Voulant démontrer que le tronçon de la piste cyclable Prieur, entre Christophe-Colomb et St-Hubert, gagnerait à être mieux dégagé, Frédéric Bataille, le porte-parole d’Ahuncycle qui encourage le transport actif à pied et à vélo, a rapporté au JDV une initiative prise par quelques membres du groupe au cours de l’hiver.

« On a déneigé nous-mêmes la piste Prieur entre Christophe-Colomb et St-Hubert à une occasion. »

Selon M. Bataille, les commentaires reçus par Ahuncycle lors d’un sondage fait auprès de ses usagers indiquent un bon début de saison en déneigement, mais qui s’est dégradé à partir de février. Il souligne que la piste Christophe-Colomb est toujours très dangereuse quand le redoux se met de la partie, parce que la neige fond le jour et gèle la nuit sur la piste. À son avis, cette piste n’est plus du tout adaptée aux normes actuelles.

Le porte-parole d’Ahuncycle estime qu’il faudrait de meilleurs équipements, car actuellement il y a toujours un restant de neige aux intersections. La camionnette utilisée pour le déneigement a beaucoup de difficultés avec la pente des rues pour dégager près des trottoirs. Le point le plus important à ses yeux c’est que, sans la protection physique des bollards qui sont retirés l’hiver, les pistes sont presque inexistantes dès qu’il y a de la neige au sol et ça devient très dangereux. De nombreux automobilistes et camionneurs s’y stationnent et y circulent, faute d’identification plus visible durant la saison froide.

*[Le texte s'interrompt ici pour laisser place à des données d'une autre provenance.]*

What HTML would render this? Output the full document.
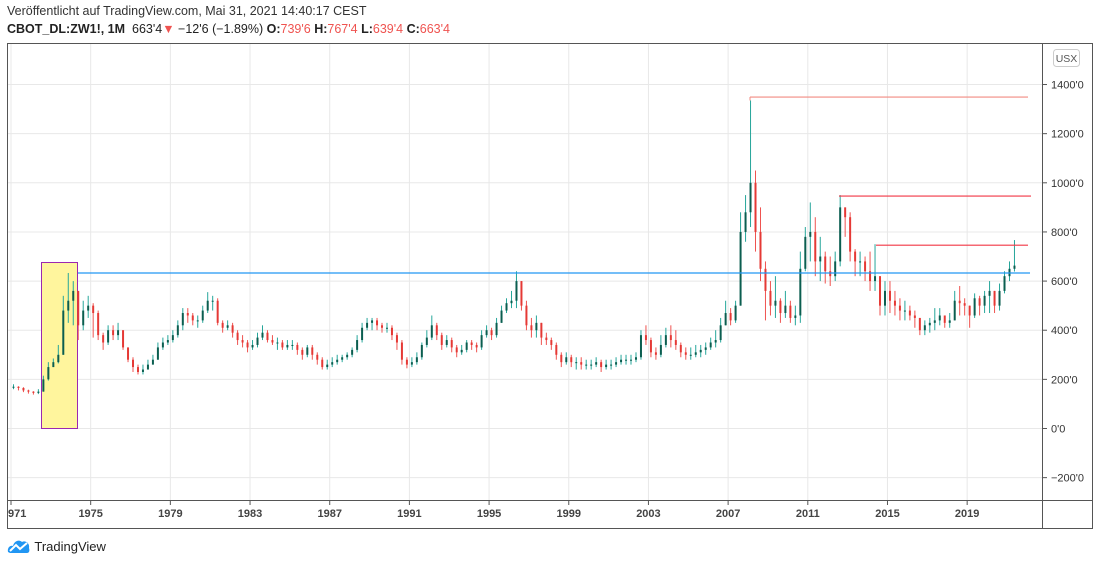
<!DOCTYPE html>
<html><head><meta charset="utf-8"><style>
body{margin:0;width:1100px;height:565px;background:#fff;font-family:"Liberation Sans",sans-serif;overflow:hidden;position:relative}
.t{position:absolute;white-space:nowrap}
</style></head><body>
<div class="t" style="left:7px;top:4px;font-size:12.5px;color:#333">Veröffentlicht auf TradingView.com, Mai 31, 2021 14:40:17 CEST</div>
<div class="t" style="left:7px;top:22px;font-size:12.5px;color:#222"><b>CBOT_DL:ZW1!, 1M</b>&nbsp; 663'4<span style="color:#ef5350">▼</span> −12'6 (−1.89%) <b>O:</b><span style="color:#ef5350">739'6</span> <b>H:</b><span style="color:#ef5350">767'4</span> <b>L:</b><span style="color:#ef5350">639'4</span> <b>C:</b><span style="color:#ef5350">663'4</span></div>
<svg id="chart" width="1100" height="565" style="position:absolute;left:0;top:0" xmlns="http://www.w3.org/2000/svg"></svg>
<div class="t" style="left:7px;top:538px;font-size:13px;color:#222">
<svg width="24" height="16" viewBox="0 0 24 16" style="vertical-align:-3px"><path d="M1 14 C0 9 4 7 6 8 C7 3 12 1 15 4 C18 2 23 5 22 10 C23 13 22 15 20 15 L3 15 Z" fill="#2196f3"/><path d="M3 13 L9 7 L13 11 L20 5" stroke="#fff" stroke-width="2" fill="none"/></svg> TradingView</div>
<script>
const closes=[170,165,155,150,145,150,200,250,270,300,480,520,560,420,480,500,470,380,350,400,380,400,330,280,250,230,240,260,280,330,350,360,380,420,470,460,440,440,480,520,520,430,410,420,390,360,350,330,340,370,390,360,350,350,330,340,340,320,300,330,300,280,250,260,270,280,290,300,320,360,410,430,440,420,410,410,380,350,280,260,270,290,340,370,420,380,340,360,330,310,320,350,340,330,380,400,380,430,480,510,520,600,500,420,400,430,370,360,340,300,270,290,270,270,260,260,260,270,250,260,260,270,280,280,280,290,380,360,310,300,340,380,360,340,310,300,300,310,320,330,350,360,420,470,440,500,800,880,1000,800,650,560,500,520,470,500,450,460,650,780,800,680,700,640,620,680,900,860,720,680,680,640,600,620,500,560,520,500,480,480,460,450,400,420,430,440,460,430,440,520,510,500,460,530,500,540,560,500,560,620,650,663];
const highs=[180,172,168,158,152,160,215,270,285,340,540,633,600,560,520,540,510,480,390,420,420,430,400,330,290,260,260,280,300,350,370,380,400,440,490,490,470,460,500,555,540,530,440,440,430,400,380,360,360,390,420,400,380,370,360,360,360,350,330,340,340,310,290,280,290,300,300,310,330,380,430,450,450,450,430,430,420,390,360,290,290,310,350,400,460,430,390,380,370,340,340,360,360,350,400,420,410,450,500,530,560,640,600,520,450,460,430,390,370,350,310,310,300,290,290,280,280,290,280,280,280,290,300,300,300,310,400,420,370,330,380,410,420,400,350,330,330,340,340,350,370,400,450,520,490,520,880,950,1335,1050,900,680,600,620,530,560,520,500,720,820,920,860,780,720,700,720,950,900,880,730,720,700,720,750,620,600,600,560,530,520,500,480,450,440,450,490,490,460,470,560,580,530,500,550,540,560,600,560,590,640,680,767];
const lows=[160,155,148,142,138,140,150,195,250,265,300,430,420,360,400,450,370,360,320,340,360,360,320,270,230,220,220,240,260,280,320,340,350,370,400,430,420,410,430,470,480,420,390,400,370,340,330,310,320,330,360,350,340,320,320,320,320,300,280,290,280,260,240,240,250,260,270,280,290,310,350,400,400,400,390,390,360,320,260,245,250,260,280,330,360,360,320,330,310,290,300,310,320,310,320,370,360,370,430,470,490,490,480,400,370,370,340,340,320,280,250,260,250,240,240,240,240,250,230,240,240,250,260,260,260,270,280,340,290,280,290,330,330,320,290,280,280,290,290,300,320,330,350,420,420,430,500,760,820,720,600,440,460,450,430,450,430,420,430,640,680,620,600,590,580,600,660,780,680,620,620,600,560,560,460,460,470,460,440,440,440,410,380,380,390,400,420,410,410,440,460,460,410,450,460,470,470,470,480,550,600,639];
const startYear=1971;
const yTicks=[-200,0,200,400,600,800,1000,1200,1400];
const xTickYears=[1971,1975,1979,1983,1987,1991,1995,1999,2003,2007,2011,2015,2019];
const hLevels=[633,1349,946,746];
const NS='http://www.w3.org/2000/svg';
const svg=document.getElementById('chart');
const X=yr=>11+(yr-startYear)*19.92;
const Y=v=>428.5-v*0.2457;
function el(tag,a,parent){const e=document.createElementNS(NS,tag);for(const k in a)e.setAttribute(k,a[k]);(parent||svg).appendChild(e);return e;}
let f=el('rect',{x:7.5,y:43.5,width:1085,height:485,fill:'none',stroke:'#555'});


el('line',{x1:1042.5,y1:43,x2:1042.5,y2:528,stroke:'#555'});
el('line',{x1:7,y1:500.5,x2:1093,y2:500.5,stroke:'#555'});
yTicks.forEach(v=>{
  el('line',{x1:8,y1:Y(v),x2:1042,y2:Y(v),stroke:'#e8e8e8'});
  el('line',{x1:1042,y1:Y(v),x2:1047,y2:Y(v),stroke:'#555'});
  const t=el('text',{x:1051,y:Y(v)+4,'font-size':11,fill:'#333','font-family':'Liberation Sans'});
  t.textContent=(v<0?'−'+(-v):v)+"'0";
  
  
});
xTickYears.forEach(yr=>{
  const x=X(yr);
  el('line',{x1:x,y1:44,x2:x,y2:500,stroke:'#e8e8e8'});
  el('line',{x1:x,y1:500,x2:x,y2:505,stroke:'#555'});
  const t=el('text',{x:yr===1971?8:x,y:517,'font-size':11,'font-weight':'bold',fill:'#444','text-anchor':yr===1971?'start':'middle','font-family':'Liberation Sans'});
  t.textContent=yr===1971?'971':yr;
  
  
});
let hb=el('rect',{x:41.5,y:262.5,width:36,height:166,fill:'#fff59d',stroke:'#9c27b0','stroke-width':1});


for(let i=0;i<closes.length;i++){
  const o=i?closes[i-1]:closes[0],c=closes[i];
  const x=X(startYear+(i+0.5)/4);
  const up=c>=o,col=up?'#26a69a':'#ef5350';
  const g=el('g',{});
  
  
  el('line',{x1:x,y1:Y(highs[i]),x2:x,y2:Y(lows[i]),stroke:col,'stroke-width':1},g);
  const top=Y(Math.max(o,c)),bot=Y(Math.min(o,c));
  el('rect',{x:x-1,y:top,width:2,height:Math.max(1,bot-top),fill:up?'#0b5e50':'#e53935'},g);
}
const hStart=[78,750,839,876],hEnd=[1030,1028,1031,1028],hCol=['#2196f3','#f28b82','#f23645','#f23645'];
hLevels.forEach((v,k)=>{
  const l=el('line',{x1:hStart[k],y1:Y(v),x2:hEnd[k],y2:Y(v),stroke:hCol[k],'stroke-width':1.2});
  
  
});
el('line',{x1:750,y1:Y(1349),x2:750,y2:Y(1335),stroke:'#f28b82'});
let b=el('rect',{x:1053.5,y:49.5,width:26,height:17,rx:3,fill:'#fff',stroke:'#ccc'});


const ut=el('text',{x:1066.5,y:62,'font-size':10.5,fill:'#555','text-anchor':'middle','font-family':'Liberation Sans'});
ut.textContent='USX';
</script>
</body></html>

Frédéric Bataille considère que la norme du 2,5 cm pour entamer le déneigement est adéquate, mais l’équipement ne l’est pas pour bien dégager et déglacer les pistes. Si l’arrondissement souhaite vraiment qu’il y ait un transfert modal vers le transport actif, ce sont les trottoirs et les pistes qui devraient être priorisés et non pas les rues où les véhicules d’urgence peuvent facilement circuler même s’il y a de la neige.
M. Bataille trouve encourageant la croissance du nombre des cyclistes d’hiver depuis qu’il y a 18 km de pistes qui sont déneigées assez rapidement. À son avis, toutefois, il faudrait en augmenter le nombre et assurer une protection physique contre les véhicules pour vraiment encourager la pratique de ce mode de déplacement l’hiver.